The one consistent thing I find with executive leaders is that they don’t have enough time. They’re living in a reactive environment where they’re constantly reacting to deadlines, emails, the needs of their team, and it takes up all of their time. My role is to help them carve out thinking time and to show them how to use it in a constructive way. I have a lot of tools which help them figure out whether they’re happy with where they’re at in their career, what’s the next step for them, and how they can use their time more smartly. It’s about getting great leaders to reflect more on their performance and how they could improve. I absolutely love doing executive coaching, and I get an awful lot out of it.
What’s the biggest challenge you’ve faced in your career, and how did you overcome it?
I’ve definitely had a few challenges! Grenfell was probably my biggest challenge. The NHS is quite predictable in many ways. The systems and structures are really clear, and people who work for the NHS do it because they really care, not just for the sake of having a job. It’s like working for a giant community where everyone has the same ethos and everyone is valued. In some respects, that makes working for the NHS comfortingly formulaic.
In contrast, Grenfell was so far out of my comfort zone, it was unlike anything any of us had dealt with before. It was the biggest disaster the UK had had since World War Two. At first, I was a bit out of my depth. All of a sudden I was in charge of commissioning and setting up bespoke services for the survivors and the bereaved. Working with such a diverse community was a challenge in itself because everyone had such different needs. I essentially learnt on the job! Of course, I had extensive experience in healthcare, but this was like nothing I’d ever dealt with before.
To give you a tangible example, usually, when the NHS is assessing someone who has been traumatised, part of the assessment involves asking them if they feel suicidal. Well, there were a lot of Moroccan women who lived in Grenfell Tower, and if you ask a Moroccan woman who is Muslim if she’s feeling suicidal, she may never come to see you again, because suicide is against the Qur’an. So, essentially we had to get creative rather than asking that typically scientific, Euro-centric question of these women, and that’s what we did. We set up the Moroccan Women’s Cous Cous Group, and every Wednesday they would all come together and make delicious couscous, and do you know what? They felt comfortable enough in that setting to be able to talk about their trauma.

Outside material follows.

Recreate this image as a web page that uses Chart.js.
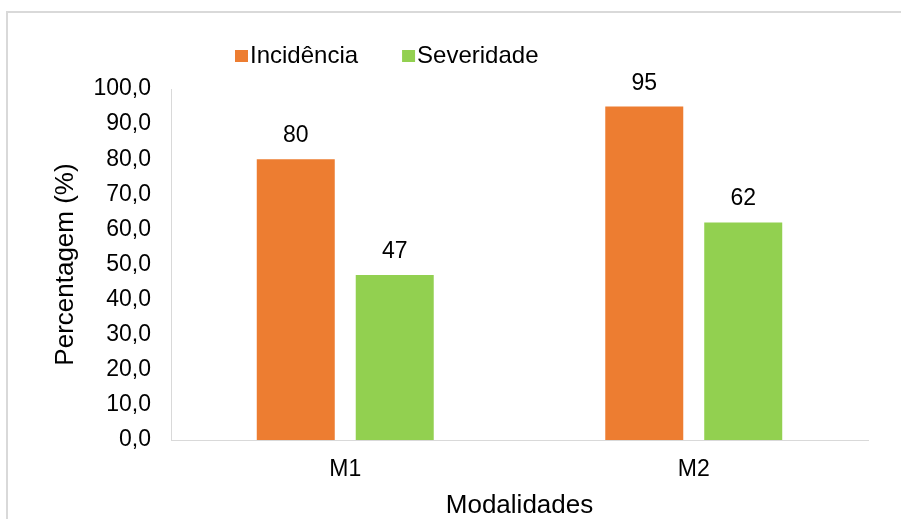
<!DOCTYPE html>
<html>
<head>
<meta charset="utf-8">
<script src="https://cdn.jsdelivr.net/npm/chart.js@4"></script>
<style>
  html, body { margin: 0; padding: 0; background: #fff; overflow: hidden; }
  #wrap { position: relative; width: 901px; height: 519px; overflow: hidden; }
  #frame { position: absolute; left: 6px; top: 11px; width: 895px; height: 508px;
           border-left: 2px solid #d9d9d9; border-top: 2px solid #d9d9d9; box-sizing: border-box; }
  #c { position: absolute; left: 0; top: 0; }
</style>
</head>
<body>
<div id="wrap">
  <div id="frame"></div>
  <canvas id="c" width="901" height="519"></canvas>
</div>
<script>
// Data
const categories = ['M1', 'M2'];
const seriesNames = ['Incidência', 'Severidade'];
const incidencia = [80, 95];
const severidade = [47, 62];
const xTitle = 'Modalidades';
const yTitle = 'Percentagem (%)';

// Styling
const FONT = '"Liberation Sans", Arial, Helvetica, sans-serif';
const ORANGE = '#ED7D31';
const GREEN = '#92D050';
const AXIS = '#d9d9d9';
const TEXT = '#000000';

// Y tick labels use a comma as decimal separator: 10,0 20,0 ...
const fmtTick = v => Number(v).toFixed(1).replace('.', ',');

// Row of legend entries: colored square followed by the series name
const legendRow = {
  id: 'legendRow',
  afterDraw(chart, args, opts) {
    const ctx = chart.ctx;
    ctx.save();
    ctx.font = opts.font;
    ctx.textAlign = 'left';
    ctx.textBaseline = 'alphabetic';
    let x = opts.x;
    chart.data.datasets.forEach(ds => {
      ctx.fillStyle = ds.backgroundColor;
      ctx.fillRect(x, opts.boxTop, opts.boxW, opts.boxH);
      const tx = x + opts.boxW + opts.textGap;
      ctx.fillStyle = opts.color;
      ctx.fillText(ds.label, tx, opts.baseline);
      x = tx + ctx.measureText(ds.label).width + opts.itemGap;
    });
    ctx.restore();
  }
};

// Value printed above every bar
const valueLabels = {
  id: 'valueLabels',
  afterDatasetsDraw(chart, args, opts) {
    const ctx = chart.ctx;
    ctx.save();
    ctx.font = opts.font;
    ctx.fillStyle = opts.color;
    ctx.textAlign = 'center';
    ctx.textBaseline = 'alphabetic';
    chart.data.datasets.forEach((ds, i) => {
      chart.getDatasetMeta(i).data.forEach((bar, j) => {
        ctx.fillText(String(ds.data[j]), bar.x, bar.y - opts.offset);
      });
    });
    ctx.restore();
  }
};

new Chart(document.getElementById('c'), {
  type: 'bar',
  data: {
    labels: categories,
    datasets: [
      { label: seriesNames[0], data: incidencia, backgroundColor: ORANGE,
        categoryPercentage: 0.568, barPercentage: 0.788 },
      { label: seriesNames[1], data: severidade, backgroundColor: GREEN,
        categoryPercentage: 0.568, barPercentage: 0.788 }
    ]
  },
  options: {
    responsive: false,
    animation: false,
    events: [],
    layout: { padding: { left: 0, right: 33, top: 89, bottom: 0 } },
    plugins: {
      legend: { display: false },
      tooltip: { enabled: false },
      legendRow: {
        x: 235, boxTop: 50, boxW: 13, boxH: 12, textGap: 2, itemGap: 44,
        baseline: 63, font: '24px ' + FONT, color: TEXT
      },
      valueLabels: { font: '23px ' + FONT, color: TEXT, offset: 17 }
    },
    scales: {
      x: {
        grid: { display: false, drawTicks: false },
        border: { display: true, color: AXIS, width: 1 },
        ticks: { color: TEXT, font: { family: FONT, size: 23 }, padding: 16 },
        title: { display: true, text: xTitle, color: TEXT, padding: 0,
                 font: { family: FONT, size: 26, lineHeight: 0.98 } },
        afterFit(scale) { scale.height = 79; }
      },
      y: {
        min: 0,
        max: 100,
        grid: { display: false, drawTicks: false },
        border: { display: true, color: AXIS, width: 1 },
        ticks: { stepSize: 10, color: TEXT, padding: 20,
                 font: { family: FONT, size: 23 }, callback: fmtTick },
        title: { display: true, text: yTitle, color: TEXT,
                 padding: { top: 50, bottom: 0 },
                 font: { family: FONT, size: 26, lineHeight: 1.2 } },
        afterFit(scale) { scale.width = 171; }
      }
    }
  },
  plugins: [legendRow, valueLabels]
});
</script>
</body>
</html>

We had to get creative a lot throughout the course of my time working on the project, but it was important for us to help these people engage with their trauma and their grief. It didn’t matter that we had to do it creatively, what mattered was that we were doing it in the right way for each individual person. It was by far the toughest thing I’ve ever worked on, but I’m incredibly proud of what we delivered, and I believe that we did the best we could for the community.